◆ Task to carry out ◆
Reproduce the listing below without changes, except that pictures are left out.

◆ Data section ◆
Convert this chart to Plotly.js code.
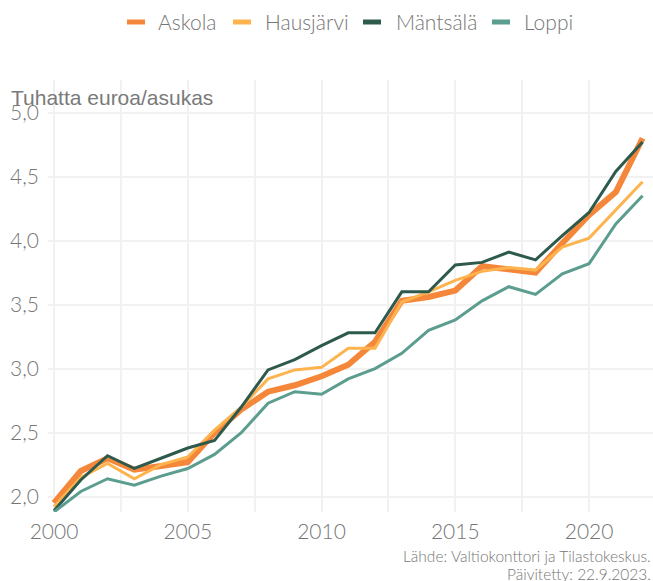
<!DOCTYPE html>
<html>
<head>
<meta charset="utf-8">
<script src="https://cdn.plot.ly/plotly-3.0.1.min.js"></script>
<style>html,body{margin:0;padding:0;background:#fff;}#chart{width:653px;height:581px;}</style>
</head>
<body>
<div id="chart"></div>
<script>
const years = [2000,2001,2002,2003,2004,2005,2006,2007,2008,2009,2010,2011,2012,2013,2014,2015,2016,2017,2018,2019,2020,2021,2022];
const askola    = [1.95,2.20,2.30,2.21,2.24,2.27,2.50,2.68,2.82,2.87,2.94,3.03,3.21,3.53,3.56,3.61,3.80,3.77,3.75,3.98,4.20,4.38,4.80];
const hausjarvi = [1.92,2.15,2.26,2.14,2.25,2.31,2.52,2.70,2.92,2.99,3.01,3.16,3.16,3.52,3.60,3.69,3.76,3.79,3.77,3.95,4.02,4.24,4.46];
const mantsala  = [1.89,2.13,2.32,2.22,2.30,2.38,2.44,2.70,2.99,3.07,3.18,3.28,3.28,3.60,3.60,3.81,3.83,3.91,3.85,4.04,4.22,4.54,4.77];
const loppi     = [1.88,2.04,2.14,2.09,2.16,2.22,2.33,2.50,2.73,2.82,2.80,2.92,3.00,3.12,3.30,3.38,3.53,3.64,3.58,3.74,3.82,4.13,4.35];
const seriesNames = ["Askola","Hausjärvi","Mäntsälä","Loppi"];
const yTickVals = [2.0,2.5,3.0,3.5,4.0,4.5,5.0];
const yTickText = ["2,0","2,5","3,0","3,5","4,0","4,5","5,0"];
const xTickVals = [2000,2005,2010,2015,2020];
const yTitle = "Tuhatta euroa/asukas";
const caption1 = "Lähde: Valtiokonttori ja Tilastokeskus.";
const caption2 = "Päivitetty: 22.9.2023.";

const seriesData = [askola, hausjarvi, mantsala, loppi];
const colors = ["#f5873a","#fdb44f","#2e5a4e","#5b9d8e"];
const widths = [6,3,3,3];

const W = 653, H = 581;
const M = {l:48, r:0, t:80, b:69};
const pw = W - M.l - M.r, ph = H - M.t - M.b;
const px2x = p => (p - M.l) / pw;
const py2y = p => (H - M.b - p) / ph;

const traces = seriesData.map((d,i) => ({
  x: years, y: d, type: "scatter", mode: "lines", name: seriesNames[i],
  line: {color: colors[i], width: widths[i], shape: "linear"},
  showlegend: false, hoverinfo: "x+y+name"
}));

const textColor = "#767676";
const lightFont = "Lato, sans-serif";
const shapes = [];
const annotations = [];
// custom legend
const legSym = [127, 233, 363, 492];
const legTxt = [156, 263, 394, 522];
seriesNames.forEach((n,i) => {
  shapes.push({type:"line", xref:"paper", yref:"paper",
    x0: px2x(legSym[i]), x1: px2x(legSym[i]+18), y0: py2y(22), y1: py2y(22),
    line:{color: colors[i], width: 5}});
  annotations.push({xref:"paper", yref:"paper", x: px2x(legTxt[i]), y: py2y(22),
    xanchor:"left", yanchor:"middle", text: n, showarrow:false,
    font:{family:lightFont, size:21, weight:300, color:textColor}});
});
annotations.push({xref:"paper", yref:"paper", x: px2x(9), y: py2y(97),
  xanchor:"left", yanchor:"middle", text: yTitle, showarrow:false,
  font:{family:"Liberation Sans, Arial, sans-serif", size:21, color:"#7a7a7a"}});
annotations.push({xref:"paper", yref:"paper", x: 1, y: py2y(556),
  xanchor:"right", yanchor:"middle", text: caption1, showarrow:false,
  font:{family:lightFont, size:15.5, weight:300, color:textColor}});
annotations.push({xref:"paper", yref:"paper", x: 1, y: py2y(574),
  xanchor:"right", yanchor:"middle", text: caption2, showarrow:false,
  font:{family:lightFont, size:15.5, weight:300, color:textColor}});

const gridColor = "#f1f1f1";
const layout = {
  width: W, height: H,
  margin: M,
  paper_bgcolor: "#fff", plot_bgcolor: "#fff",
  showlegend: false,
  xaxis: {
    range: [1999.775, 2022.39], tickvals: xTickVals, showgrid: true,
    gridcolor: gridColor, gridwidth: 2, zeroline: false, showline: false, ticks: "",
    minor: {dtick: 2.5, tick0: 2000, showgrid: true, gridcolor: gridColor, gridwidth: 2, ticks: ""},
    tickfont: {family: lightFont, size: 21, weight: 300, color: textColor},
    ticklabelstandoff: 5, fixedrange: true
  },
  yaxis: {
    range: [1.88, 5.255], tickvals: yTickVals, ticktext: yTickText, showgrid: true,
    gridcolor: gridColor, gridwidth: 2, zeroline: false, showline: false, ticks: "",
    tickfont: {family: lightFont, size: 21, weight: 300, color: textColor},
    ticklabelstandoff: 8, fixedrange: true
  },
  shapes: shapes,
  annotations: annotations
};
Plotly.newPlot("chart", traces, layout, {displayModeBar: false, staticPlot: true});
</script>
</body>
</html>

◆ Output ◆
Convert this chart to Plotly.js code.
<!DOCTYPE html>
<html>
<head>
<meta charset="utf-8">
<script src="https://cdn.plot.ly/plotly-3.0.1.min.js"></script>
<style>html,body{margin:0;padding:0;background:#fff;}#chart{width:653px;height:581px;}</style>
</head>
<body>
<div id="chart"></div>
<script>
const years = [2000,2001,2002,2003,2004,2005,2006,2007,2008,2009,2010,2011,2012,2013,2014,2015,2016,2017,2018,2019,2020,2021,2022];
const askola    = [1.95,2.20,2.30,2.21,2.24,2.27,2.50,2.68,2.82,2.87,2.94,3.03,3.21,3.53,3.56,3.61,3.80,3.77,3.75,3.98,4.20,4.38,4.80];
const hausjarvi = [1.92,2.15,2.26,2.14,2.25,2.31,2.52,2.70,2.92,2.99,3.01,3.16,3.16,3.52,3.60,3.69,3.76,3.79,3.77,3.95,4.02,4.24,4.46];
const mantsala  = [1.89,2.13,2.32,2.22,2.30,2.38,2.44,2.70,2.99,3.07,3.18,3.28,3.28,3.60,3.60,3.81,3.83,3.91,3.85,4.04,4.22,4.54,4.77];
const loppi     = [1.88,2.04,2.14,2.09,2.16,2.22,2.33,2.50,2.73,2.82,2.80,2.92,3.00,3.12,3.30,3.38,3.53,3.64,3.58,3.74,3.82,4.13,4.35];
const seriesNames = ["Askola","Hausjärvi","Mäntsälä","Loppi"];
const yTickVals = [2.0,2.5,3.0,3.5,4.0,4.5,5.0];
const yTickText = ["2,0","2,5","3,0","3,5","4,0","4,5","5,0"];
const xTickVals = [2000,2005,2010,2015,2020];
const yTitle = "Tuhatta euroa/asukas";
const caption1 = "Lähde: Valtiokonttori ja Tilastokeskus.";
const caption2 = "Päivitetty: 22.9.2023.";

const seriesData = [askola, hausjarvi, mantsala, loppi];
const colors = ["#f5873a","#fdb44f","#2e5a4e","#5b9d8e"];
const widths = [6,3,3,3];

const W = 653, H = 581;
const M = {l:48, r:0, t:80, b:69};
const pw = W - M.l - M.r, ph = H - M.t - M.b;
const px2x = p => (p - M.l) / pw;
const py2y = p => (H - M.b - p) / ph;

const traces = seriesData.map((d,i) => ({
  x: years, y: d, type: "scatter", mode: "lines", name: seriesNames[i],
  line: {color: colors[i], width: widths[i], shape: "linear"},
  showlegend: false, hoverinfo: "x+y+name"
}));

const textColor = "#767676";
const lightFont = "Lato, sans-serif";
const shapes = [];
const annotations = [];
// custom legend
const legSym = [127, 233, 363, 492];
const legTxt = [156, 263, 394, 522];
seriesNames.forEach((n,i) => {
  shapes.push({type:"line", xref:"paper", yref:"paper",
    x0: px2x(legSym[i]), x1: px2x(legSym[i]+18), y0: py2y(22), y1: py2y(22),
    line:{color: colors[i], width: 5}});
  annotations.push({xref:"paper", yref:"paper", x: px2x(legTxt[i]), y: py2y(22),
    xanchor:"left", yanchor:"middle", text: n, showarrow:false,
    font:{family:lightFont, size:21, weight:300, color:textColor}});
});
annotations.push({xref:"paper", yref:"paper", x: px2x(9), y: py2y(97),
  xanchor:"left", yanchor:"middle", text: yTitle, showarrow:false,
  font:{family:"Liberation Sans, Arial, sans-serif", size:21, color:"#7a7a7a"}});
annotations.push({xref:"paper", yref:"paper", x: 1, y: py2y(556),
  xanchor:"right", yanchor:"middle", text: caption1, showarrow:false,
  font:{family:lightFont, size:15.5, weight:300, color:textColor}});
annotations.push({xref:"paper", yref:"paper", x: 1, y: py2y(574),
  xanchor:"right", yanchor:"middle", text: caption2, showarrow:false,
  font:{family:lightFont, size:15.5, weight:300, color:textColor}});

const gridColor = "#f1f1f1";
const layout = {
  width: W, height: H,
  margin: M,
  paper_bgcolor: "#fff", plot_bgcolor: "#fff",
  showlegend: false,
  xaxis: {
    range: [1999.775, 2022.39], tickvals: xTickVals, showgrid: true,
    gridcolor: gridColor, gridwidth: 2, zeroline: false, showline: false, ticks: "",
    minor: {dtick: 2.5, tick0: 2000, showgrid: true, gridcolor: gridColor, gridwidth: 2, ticks: ""},
    tickfont: {family: lightFont, size: 21, weight: 300, color: textColor},
    ticklabelstandoff: 5, fixedrange: true
  },
  yaxis: {
    range: [1.88, 5.255], tickvals: yTickVals, ticktext: yTickText, showgrid: true,
    gridcolor: gridColor, gridwidth: 2, zeroline: false, showline: false, ticks: "",
    tickfont: {family: lightFont, size: 21, weight: 300, color: textColor},
    ticklabelstandoff: 8, fixedrange: true
  },
  shapes: shapes,
  annotations: annotations
};
Plotly.newPlot("chart", traces, layout, {displayModeBar: false, staticPlot: true});
</script>
</body>
</html>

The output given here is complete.